### Material provided

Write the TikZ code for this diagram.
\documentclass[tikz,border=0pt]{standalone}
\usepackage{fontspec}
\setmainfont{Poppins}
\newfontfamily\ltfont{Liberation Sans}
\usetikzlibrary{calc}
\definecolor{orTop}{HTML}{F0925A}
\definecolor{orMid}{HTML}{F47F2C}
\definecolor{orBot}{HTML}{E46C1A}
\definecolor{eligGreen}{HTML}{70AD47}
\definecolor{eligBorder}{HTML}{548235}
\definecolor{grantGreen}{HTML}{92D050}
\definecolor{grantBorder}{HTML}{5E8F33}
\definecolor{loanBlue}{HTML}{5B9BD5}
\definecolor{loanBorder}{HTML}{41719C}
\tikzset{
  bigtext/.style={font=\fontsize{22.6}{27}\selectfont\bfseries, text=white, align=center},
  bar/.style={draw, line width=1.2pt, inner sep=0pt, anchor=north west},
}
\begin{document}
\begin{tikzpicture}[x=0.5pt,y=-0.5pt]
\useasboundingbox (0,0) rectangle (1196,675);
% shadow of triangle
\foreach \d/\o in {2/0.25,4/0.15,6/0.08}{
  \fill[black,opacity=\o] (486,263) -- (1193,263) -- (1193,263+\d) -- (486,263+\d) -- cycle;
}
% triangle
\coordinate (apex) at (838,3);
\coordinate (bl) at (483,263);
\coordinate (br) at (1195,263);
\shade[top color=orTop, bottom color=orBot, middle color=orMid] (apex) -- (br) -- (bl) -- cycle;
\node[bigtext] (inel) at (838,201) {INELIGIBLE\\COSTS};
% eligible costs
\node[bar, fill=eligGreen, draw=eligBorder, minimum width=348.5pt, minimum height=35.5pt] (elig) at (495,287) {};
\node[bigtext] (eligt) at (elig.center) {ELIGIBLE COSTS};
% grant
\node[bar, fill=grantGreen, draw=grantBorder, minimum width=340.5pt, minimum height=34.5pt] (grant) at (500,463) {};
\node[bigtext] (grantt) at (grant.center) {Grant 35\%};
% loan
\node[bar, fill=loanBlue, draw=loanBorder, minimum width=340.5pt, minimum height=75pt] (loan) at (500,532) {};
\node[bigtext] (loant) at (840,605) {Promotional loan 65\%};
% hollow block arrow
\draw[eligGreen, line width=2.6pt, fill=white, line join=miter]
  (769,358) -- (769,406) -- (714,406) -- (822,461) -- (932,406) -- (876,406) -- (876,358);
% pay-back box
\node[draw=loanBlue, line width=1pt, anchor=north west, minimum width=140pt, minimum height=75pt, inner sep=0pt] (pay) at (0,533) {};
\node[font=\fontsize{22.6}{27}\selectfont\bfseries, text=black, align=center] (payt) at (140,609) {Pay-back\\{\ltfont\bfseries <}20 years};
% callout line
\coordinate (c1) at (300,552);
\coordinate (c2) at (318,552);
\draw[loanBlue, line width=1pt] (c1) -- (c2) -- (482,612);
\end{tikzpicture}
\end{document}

######

- [Task requirements]:
Return each line of the data exactly as written above.

- [Complete output]:
Write the TikZ code for this diagram.
\documentclass[tikz,border=0pt]{standalone}
\usepackage{fontspec}
\setmainfont{Poppins}
\newfontfamily\ltfont{Liberation Sans}
\usetikzlibrary{calc}
\definecolor{orTop}{HTML}{F0925A}
\definecolor{orMid}{HTML}{F47F2C}
\definecolor{orBot}{HTML}{E46C1A}
\definecolor{eligGreen}{HTML}{70AD47}
\definecolor{eligBorder}{HTML}{548235}
\definecolor{grantGreen}{HTML}{92D050}
\definecolor{grantBorder}{HTML}{5E8F33}
\definecolor{loanBlue}{HTML}{5B9BD5}
\definecolor{loanBorder}{HTML}{41719C}
\tikzset{
  bigtext/.style={font=\fontsize{22.6}{27}\selectfont\bfseries, text=white, align=center},
  bar/.style={draw, line width=1.2pt, inner sep=0pt, anchor=north west},
}
\begin{document}
\begin{tikzpicture}[x=0.5pt,y=-0.5pt]
\useasboundingbox (0,0) rectangle (1196,675);
% shadow of triangle
\foreach \d/\o in {2/0.25,4/0.15,6/0.08}{
  \fill[black,opacity=\o] (486,263) -- (1193,263) -- (1193,263+\d) -- (486,263+\d) -- cycle;
}
% triangle
\coordinate (apex) at (838,3);
\coordinate (bl) at (483,263);
\coordinate (br) at (1195,263);
\shade[top color=orTop, bottom color=orBot, middle color=orMid] (apex) -- (br) -- (bl) -- cycle;
\node[bigtext] (inel) at (838,201) {INELIGIBLE\\COSTS};
% eligible costs
\node[bar, fill=eligGreen, draw=eligBorder, minimum width=348.5pt, minimum height=35.5pt] (elig) at (495,287) {};
\node[bigtext] (eligt) at (elig.center) {ELIGIBLE COSTS};
% grant
\node[bar, fill=grantGreen, draw=grantBorder, minimum width=340.5pt, minimum height=34.5pt] (grant) at (500,463) {};
\node[bigtext] (grantt) at (grant.center) {Grant 35\%};
% loan
\node[bar, fill=loanBlue, draw=loanBorder, minimum width=340.5pt, minimum height=75pt] (loan) at (500,532) {};
\node[bigtext] (loant) at (840,605) {Promotional loan 65\%};
% hollow block arrow
\draw[eligGreen, line width=2.6pt, fill=white, line join=miter]
  (769,358) -- (769,406) -- (714,406) -- (822,461) -- (932,406) -- (876,406) -- (876,358);
% pay-back box
\node[draw=loanBlue, line width=1pt, anchor=north west, minimum width=140pt, minimum height=75pt, inner sep=0pt] (pay) at (0,533) {};
\node[font=\fontsize{22.6}{27}\selectfont\bfseries, text=black, align=center] (payt) at (140,609) {Pay-back\\{\ltfont\bfseries <}20 years};
% callout line
\coordinate (c1) at (300,552);
\coordinate (c2) at (318,552);
\draw[loanBlue, line width=1pt] (c1) -- (c2) -- (482,612);
\end{tikzpicture}
\end{document}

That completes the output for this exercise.